Os furtos e roubos de bicicletas também têm ocorrido com frequência no perímetro urbano, inclusive em residências. A bike de Lucas Jacinto da Silva, 19 anos, foi levada de dentro da sua casa, com ele presente. “Tinha chegado do treino pela manhã e fui dormir um pouco. Quando acordei, ela não estava mais lá. Alguém deve ter visto chegando e ficou de olho”, diz Lucas, que durante três meses sem bicicleta chegou até pensar em parar de pedalar e disputar competições. Mas, segundo conta, com a ajuda e a força dos amigos que fizeram uma “vaquinha”, conseguiu comprar uma bike nova e retornar ao esporte. “Tenho outros colegas que também tiveram a bike levada de dentro de casa. Um deles ainda está pagando até hoje”, diz.

 

ACIDENTES

Depois da primeira reunião entre ciclistas, autoridades de segurança, Câmara e Prefeitura, a situação começou a mudar. Só em outubro, pelo menos oito bicicletas roubadas foram recuperadas, além de peças. Os ciclistas fizeram mapeamento das principais trilhas e repassaram ao Corpo de Bombeiros, juntamente com a definição de pontos de socorro, para facilitar o resgate em casos de acidentes. Somente nos últimos 12 meses ao menos quatro ciclistas perderam os movimentos do corpo em quedas provocadas, não raras vezes, pelo excesso de velocidade ou falta de atenção, como a travessia em mata-burros. Uma das vítimas faleceu recentemente. Os bombeiros, aliás, se prontificaram a dar cursos gratuitos de primeiros-socorros.
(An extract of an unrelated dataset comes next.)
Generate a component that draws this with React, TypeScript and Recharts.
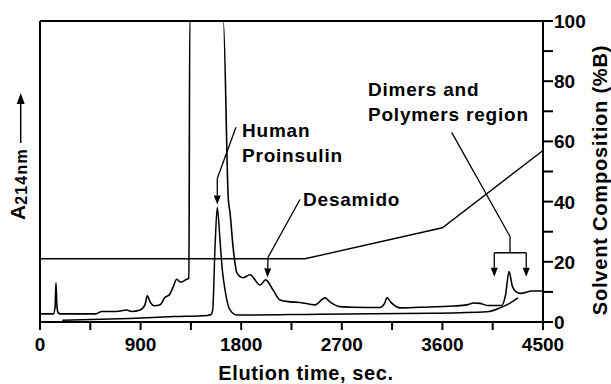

As polícias Militar e Civil também se comprometeram a incrementar o patrulhamento ostensivo visando identificar e recuperar bicicletas e peças roubadas, identificar suspeitos e até acompanhar alguns grupos de pedal.

Já a Prefeitura priorizou a manutenção de estradas rurais, conserto e trocas de mata-burros, especialmente na inversão de vigas para evitar acidentes. Até alguns eventos esportivos em duas rodas já estão nos planos da Futel, visando incentivar a prática e colocar a cidade na rota do turismo esportivo. “Com o apoio das autoridades policiais e do Poder Público, o avanço do esporte e a segurança dos ciclistas são pontos possíveis de serem alcançados. Tão importante quanto isso é a participação e a união do ciclistas”, ressalta o secretário municipal de Gestão Estratégica, Raphael Leles, que foi responsável por colocar todos os órgãos de segurança, ciclistas e os representantes municipais numa mesma mesa.

Para 2018, os líderes de mais de 40 grupos de pedal existentes na cidade ainda aguardam a continuidade das ações de segurança e o fortalecimento da modalidade. Procurados, nenhum líder quis dar entrevista. Parte deles ainda sente a frustração do cancelamento de audiência pública que aconteceria na Câmara no dia 15 de dezembro, quando seriam debatidas novas ideias, inclusive proposições de leis contemplando não só os ciclistas como também corredores.

 

ZONA RURAL

Grupo foi assaltado duas vezes em uma semana

A primeira bike a gente nunca esquece. Que o diga a empresária Izabella Cristina Sinício, que começou a pedalar por influência do pai e da irmã. Depois de alguns passeios com a família, ela decidiu comprar sua própria bicicleta. Três dias depois de retirá-la da loja, ela e outras quatro pessoas foram rendidas por dois homens armados com faca que se aproximaram numa moto enquanto retornavam de uma trilha numa manhã de domingo. Após ameaças, o rapaz que estava na garupa da moto fugiu levando sua bike nova. “Acho até que foi por isso que ele escolheu a minha”, conta Izabella.

O fato não intimidou a empresária, que no sábado seguinte saiu para uma trilha em outra região da cidade com uma bike emprestada e um grupo maior de ciclistas. Ao retornar, já quase noite, um problema nos freios fez o grupo se dispersar. Izabella ficou para trás na companhia do pai e dois amigos. Não demorou e quatro jovens com armas de fogo renderam o grupo e levaram as quatro bicicletas. Pouco tempo depois a polícia localizou sua bicicleta, mas com o quadro trocado. Já a bike emprestada, nada. “Fiz rifa e os amigos e a família ajudaram para diminuir o prejuízo”, diz Izabella, que passou três meses até ter vontade novamente de voltar a pedalar. “Ainda estou meio traumatizada. Se vejo um carro, um farol, fico mais preocupada”, conta.

Wesley Rodrigues também estava no grupo que foi rendido. Depois do episódio, nunca mais voltou a pedalar à noite e nem com grupos menores. “Agora só vou em evento com mais de 30 pessoas”, diz o designer gráfico, que teve a bike recuperada depois de uma semana. “O problema é que todo mundo que vai preso, é solto um dia depois”, lamenta.